Poder e nova gestão de conhecimento
As universidades e os centros de pesquisa precisam olhar não apenas para as grandes promessas das tecnologias, mas para a criação de um diálogo entre as comunidades locais, suas experiências e as novas ciências. Mas não podemos nos equivocar e acreditar que somente um ou outro conhecimento é possível. Temos que buscar um novo estilo de gestão de conhecimento. E, dessa forma, voltamos ao tema do poder. Infelizmente, o conhecimento científico tem sido motivo de imposição cultural em todo o mundo. Porém, se não há um reconhecimento da necessidade de uma justiça cognitiva, não poderemos avançar a uma justiça social e climática. Parece fácil, mas alcançar essa equivalência de valores é muito difícil. Temos 300 anos de método científico, que é a origem mais próxima da crise climática. Seguimos ensinando aos estudantes a mesma lógica que deflagrou as mudanças climáticas. Estamos reforçando os mecanismos das mudanças climáticas. Precisamos de uma reformulação do desenho curricular, considerando o contexto.
Ciência e incerteza
Existe um movimento de cientistas que propõem uma ciência pós-normal. Vem de um conceito de Thomas Kuhn, que diz que a ciência já não é mais o campo das certezas. Diante de fenômenos complexos, como as mudanças climáticas, a ciência não têm certezas. O que temos é uma ciência que, com elementos de conhecimento que estão ao alcance, se aproxima de outros conhecimentos e, com critérios de responsabilidade, de segurança, toma decisões. A ciência precisa passar a um nível de diálogo com outros saberes, que tampouco nos darão certezas, mas a novidade é uma tomada de decisão com consciência de risco. No momento, vivemos em um mundo globalizado, no qual poucas pessoas decidem o destino de todos.
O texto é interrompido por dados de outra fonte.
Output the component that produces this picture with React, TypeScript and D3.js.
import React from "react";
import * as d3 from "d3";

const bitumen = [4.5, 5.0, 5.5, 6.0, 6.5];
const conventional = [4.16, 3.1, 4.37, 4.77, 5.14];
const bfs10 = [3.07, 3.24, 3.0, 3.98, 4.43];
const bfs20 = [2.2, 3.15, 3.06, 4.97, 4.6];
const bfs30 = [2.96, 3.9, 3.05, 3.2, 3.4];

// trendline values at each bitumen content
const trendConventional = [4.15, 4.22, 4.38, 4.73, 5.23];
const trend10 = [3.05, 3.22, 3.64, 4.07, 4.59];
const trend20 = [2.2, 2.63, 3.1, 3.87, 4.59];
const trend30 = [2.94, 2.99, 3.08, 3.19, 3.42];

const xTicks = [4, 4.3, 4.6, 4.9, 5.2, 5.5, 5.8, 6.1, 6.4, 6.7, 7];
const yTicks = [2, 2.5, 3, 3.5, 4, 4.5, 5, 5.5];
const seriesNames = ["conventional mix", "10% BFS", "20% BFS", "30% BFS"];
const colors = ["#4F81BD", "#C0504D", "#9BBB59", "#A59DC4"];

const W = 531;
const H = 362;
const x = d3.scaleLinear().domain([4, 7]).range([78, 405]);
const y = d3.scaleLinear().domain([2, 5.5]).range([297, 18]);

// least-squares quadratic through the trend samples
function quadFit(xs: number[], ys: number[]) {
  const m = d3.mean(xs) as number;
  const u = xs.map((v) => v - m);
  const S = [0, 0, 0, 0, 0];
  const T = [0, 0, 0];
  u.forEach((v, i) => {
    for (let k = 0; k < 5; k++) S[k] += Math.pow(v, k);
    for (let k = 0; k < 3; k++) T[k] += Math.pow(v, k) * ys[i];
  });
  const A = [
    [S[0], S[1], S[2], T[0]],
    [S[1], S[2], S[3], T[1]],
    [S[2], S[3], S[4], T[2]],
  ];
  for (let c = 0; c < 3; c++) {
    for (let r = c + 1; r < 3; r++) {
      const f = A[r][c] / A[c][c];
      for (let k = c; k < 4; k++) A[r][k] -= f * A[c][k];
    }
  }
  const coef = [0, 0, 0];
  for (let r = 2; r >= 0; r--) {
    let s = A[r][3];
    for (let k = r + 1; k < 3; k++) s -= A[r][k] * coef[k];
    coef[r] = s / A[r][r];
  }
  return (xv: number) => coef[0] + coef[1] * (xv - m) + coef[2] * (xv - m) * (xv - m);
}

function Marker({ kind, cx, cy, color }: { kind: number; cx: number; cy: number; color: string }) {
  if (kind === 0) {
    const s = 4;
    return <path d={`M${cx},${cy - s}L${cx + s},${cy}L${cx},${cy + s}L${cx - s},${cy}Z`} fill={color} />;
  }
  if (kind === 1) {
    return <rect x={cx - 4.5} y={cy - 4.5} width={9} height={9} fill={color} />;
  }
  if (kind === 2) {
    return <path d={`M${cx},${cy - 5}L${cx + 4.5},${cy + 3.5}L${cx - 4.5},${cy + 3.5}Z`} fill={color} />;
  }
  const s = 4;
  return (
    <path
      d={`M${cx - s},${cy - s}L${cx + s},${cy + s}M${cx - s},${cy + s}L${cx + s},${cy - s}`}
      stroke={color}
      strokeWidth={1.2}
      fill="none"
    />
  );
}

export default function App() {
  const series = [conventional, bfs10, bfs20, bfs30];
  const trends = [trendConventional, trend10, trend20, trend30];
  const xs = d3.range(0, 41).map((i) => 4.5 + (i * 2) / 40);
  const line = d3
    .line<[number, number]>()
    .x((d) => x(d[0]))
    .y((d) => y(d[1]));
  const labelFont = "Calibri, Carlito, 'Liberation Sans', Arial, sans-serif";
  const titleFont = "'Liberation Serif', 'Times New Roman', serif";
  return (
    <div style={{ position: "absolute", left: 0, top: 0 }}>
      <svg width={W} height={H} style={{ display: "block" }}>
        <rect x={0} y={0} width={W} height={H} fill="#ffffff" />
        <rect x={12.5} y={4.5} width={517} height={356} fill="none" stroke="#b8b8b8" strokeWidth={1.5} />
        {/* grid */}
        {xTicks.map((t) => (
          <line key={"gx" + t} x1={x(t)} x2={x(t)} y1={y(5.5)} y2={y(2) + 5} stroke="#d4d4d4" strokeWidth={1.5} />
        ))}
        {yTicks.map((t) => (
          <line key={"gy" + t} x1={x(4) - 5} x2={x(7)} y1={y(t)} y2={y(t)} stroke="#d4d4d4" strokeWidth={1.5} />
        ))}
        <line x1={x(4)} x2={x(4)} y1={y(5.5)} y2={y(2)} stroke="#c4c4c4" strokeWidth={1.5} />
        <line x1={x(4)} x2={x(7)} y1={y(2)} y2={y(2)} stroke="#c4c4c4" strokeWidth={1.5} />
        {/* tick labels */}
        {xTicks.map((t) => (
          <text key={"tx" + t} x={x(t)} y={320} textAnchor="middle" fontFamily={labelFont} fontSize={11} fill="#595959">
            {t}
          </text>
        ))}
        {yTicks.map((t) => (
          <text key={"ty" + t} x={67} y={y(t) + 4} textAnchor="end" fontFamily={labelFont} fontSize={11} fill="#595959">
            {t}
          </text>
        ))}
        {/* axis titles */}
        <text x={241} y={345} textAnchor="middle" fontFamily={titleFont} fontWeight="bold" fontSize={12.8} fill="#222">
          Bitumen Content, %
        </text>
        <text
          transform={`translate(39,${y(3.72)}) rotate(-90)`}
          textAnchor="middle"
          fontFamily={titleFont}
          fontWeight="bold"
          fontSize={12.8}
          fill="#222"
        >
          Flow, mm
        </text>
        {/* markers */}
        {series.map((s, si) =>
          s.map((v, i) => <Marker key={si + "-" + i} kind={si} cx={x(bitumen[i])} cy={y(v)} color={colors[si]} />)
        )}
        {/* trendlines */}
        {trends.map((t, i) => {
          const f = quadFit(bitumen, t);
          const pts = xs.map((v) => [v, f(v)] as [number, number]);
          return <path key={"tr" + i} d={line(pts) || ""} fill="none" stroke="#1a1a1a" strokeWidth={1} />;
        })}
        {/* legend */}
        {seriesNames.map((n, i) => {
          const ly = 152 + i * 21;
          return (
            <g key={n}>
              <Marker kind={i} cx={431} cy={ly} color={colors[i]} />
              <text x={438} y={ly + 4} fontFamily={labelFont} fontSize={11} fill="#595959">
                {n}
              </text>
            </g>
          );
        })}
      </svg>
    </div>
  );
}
Aquilo que buscamos é um sistema globalizado de informação e de consciência para tomar a decisão de seguir um caminho outro. Um caminho que poderá ser bom ou não. Porém parte de consciência.
Colapso global
As evidências da crise social que vivemos, as diferenças sociais, deveriam ser suficientes para tomarmos consciência de uma mudança de caminho. Estamos em queda livre. Mas é também possível que depois do colapso ressurja uma civilização. Isso já aconteceu antes. Com os maias, os egípcios, na Europa da Idade Média. Porém isso aconteceu localmente. Esta será a primeira vez, na história da humanidade, que teremos um colapso global. Teremos, provavelmente, ilhas de sobreviventes. E elas deverão ser motivo para uma nova oportunidade, talvez a partir de 2100. Isso levará muitos anos.
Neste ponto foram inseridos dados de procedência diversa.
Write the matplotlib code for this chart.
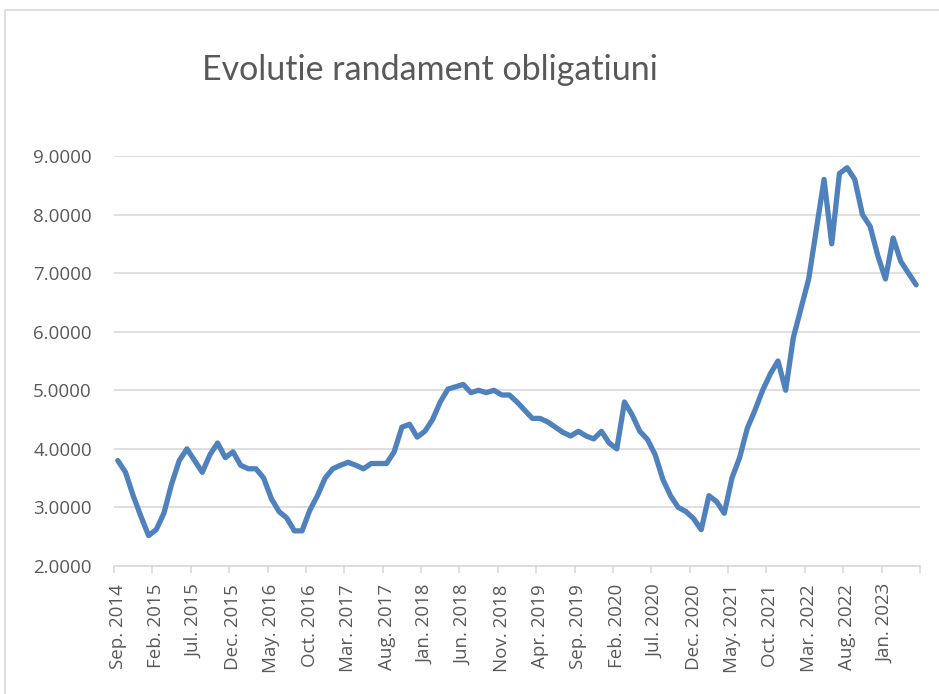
import matplotlib.pyplot as plt
import matplotlib.patches as patches
import numpy as np

# monthly yields, Sep. 2014 .. May. 2023
yields = [3.80, 3.60, 3.20, 2.85, 2.52, 2.62, 2.90, 3.40, 3.80, 4.00,
          3.80, 3.60, 3.90, 4.10, 3.85, 3.95, 3.72, 3.66, 3.66, 3.50,
          3.15, 2.93, 2.82, 2.60, 2.60, 2.95, 3.20, 3.50, 3.66, 3.72,
          3.77, 3.72, 3.66, 3.75, 3.75, 3.75, 3.95, 4.37, 4.42, 4.20,
          4.30, 4.50, 4.80, 5.02, 5.06, 5.10, 4.96, 5.00, 4.96, 5.00,
          4.92, 4.92, 4.80, 4.66, 4.52, 4.52, 4.46, 4.37, 4.28, 4.22,
          4.30, 4.22, 4.17, 4.30, 4.10, 4.00, 4.80, 4.58, 4.30, 4.16,
          3.90, 3.48, 3.20, 3.00, 2.93, 2.81, 2.62, 3.20, 3.10, 2.90,
          3.50, 3.85, 4.35, 4.66, 5.00, 5.28, 5.50, 5.00, 5.90, 6.40,
          6.90, 7.75, 8.60, 7.50, 8.70, 8.80, 8.60, 8.00, 7.80, 7.30,
          6.90, 7.60, 7.20, 7.00, 6.80]

tick_labels = ["Sep. 2014", "Feb. 2015", "Jul. 2015", "Dec. 2015", "May. 2016",
               "Oct. 2016", "Mar. 2017", "Aug. 2017", "Jan. 2018", "Jun. 2018",
               "Nov. 2018", "Apr. 2019", "Sep. 2019", "Feb. 2020", "Jul. 2020",
               "Dec. 2020", "May. 2021", "Oct. 2021", "Mar. 2022", "Aug. 2022",
               "Jan. 2023"]

y_ticks = [2, 3, 4, 5, 6, 7, 8, 9]

text_color = "#595959"
grid_color = "#d9d9d9"

fig = plt.figure(figsize=(9.39, 6.94), dpi=100)
fig.patches.append(patches.Rectangle((5 / 939, -0.1), 1.1, 1 - 10 / 694 + 0.1,
                                     transform=fig.transFigure, fill=False,
                                     edgecolor=grid_color, linewidth=1.2))

ax = fig.add_axes([114 / 939, 1 - 566 / 694, 806 / 939, 410 / 694])

x = np.arange(len(yields))
ax.plot(x, yields, color="#4F81BD", linewidth=3.8, solid_joinstyle="round",
        solid_capstyle="round")

ax.set_xlim(-0.5, len(yields) - 0.5)
ax.set_ylim(2, 9)

ax.set_yticks(y_ticks)
ax.set_yticklabels([f"{v:.4f}" for v in y_ticks])
ax.grid(axis="y", color=grid_color, linewidth=1.2)
ax.set_axisbelow(True)

ax.set_xticks(np.arange(-0.5, len(yields), 5))
ax.set_xticklabels([])
ax.set_xticks(np.arange(0, len(yields), 5), minor=True)
ax.set_xticklabels(tick_labels, minor=True, rotation=90)

ax.tick_params(axis="x", which="major", length=5, color=grid_color, width=1.2)
ax.tick_params(axis="x", which="minor", length=0, pad=13,
               labelsize=13.5, labelcolor=text_color)
ax.tick_params(axis="y", length=0, pad=16, labelsize=13.5, labelcolor=text_color)
for lab in ax.get_xticklabels(minor=True) + ax.get_yticklabels():
    lab.set_family("Open Sans")

for side in ["top", "right", "left"]:
    ax.spines[side].set_visible(False)
ax.spines["bottom"].set_color(grid_color)
ax.spines["bottom"].set_linewidth(1.2)

fig.text(430 / 939, 1 - 70 / 694, "Evolutie randament obligatiuni",
         ha="center", va="center", fontsize=24.5, color=text_color,
         family="Lato")

fig.savefig("out.png", dpi=100)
As pequenas adaptações que estamos fazendo agora poderão ser o início de novas estratégias em transporte, cidades, alimentação; elas podem resultar em um novo conceito de mundo. Mas eu não sei. É um terreno especulativo, um pouco como as ficções científicas.
Uma outra humanidade
Precisamos de uma nova identidade, mas precisamos buscá-la no outro. Essa nova relação tem a ver com um deixar-me convencer do outro, abrir-me ao outro, e a primeira barreira é a barreira do gênero. Construir uma nova relação de identidade de ser humano consiste em compreender que cada relação que temos, é uma relação de construção humana, de identidade. Uma identidade que se constrói na intersubjetividade, na coletividade e na consciência do tempo. É uma cronoconsciência e uma consciência de espécie. A consciência individual se constrói em uma consciência coletiva, mas também de espécie e dentro de um planeta finito. Precisamos aprender que uma economia ilimitada não é possível. Temos que plantar uma vida seguramente mais austera, mas, termos em mente que, ao mesmo tempo em que vivemos localmente, podemos estar conectados globalmente. É uma metáfora: não preciso sair de casa para conhecer o mundo. Mas a nova consciência humana tem que passar por, ao menos, quatro elementos: uma consciência de que vivemos em um entorno finito; uma consciência de que vivemos em comunidade com outros seres como nós; uma consciência de valores compartilhados, localmente e com diálogo com outros valores compartilhados – um mundo diverso, mas com capacidade de diálogo; e, por fim, um conhecimento respeitoso de outros conhecimentos. Esses seriam, para mim, os quatro elementos de uma nova identidade de ser humano. E já existem experiências interessantes no mundo, que mostram que esse caminho é possível.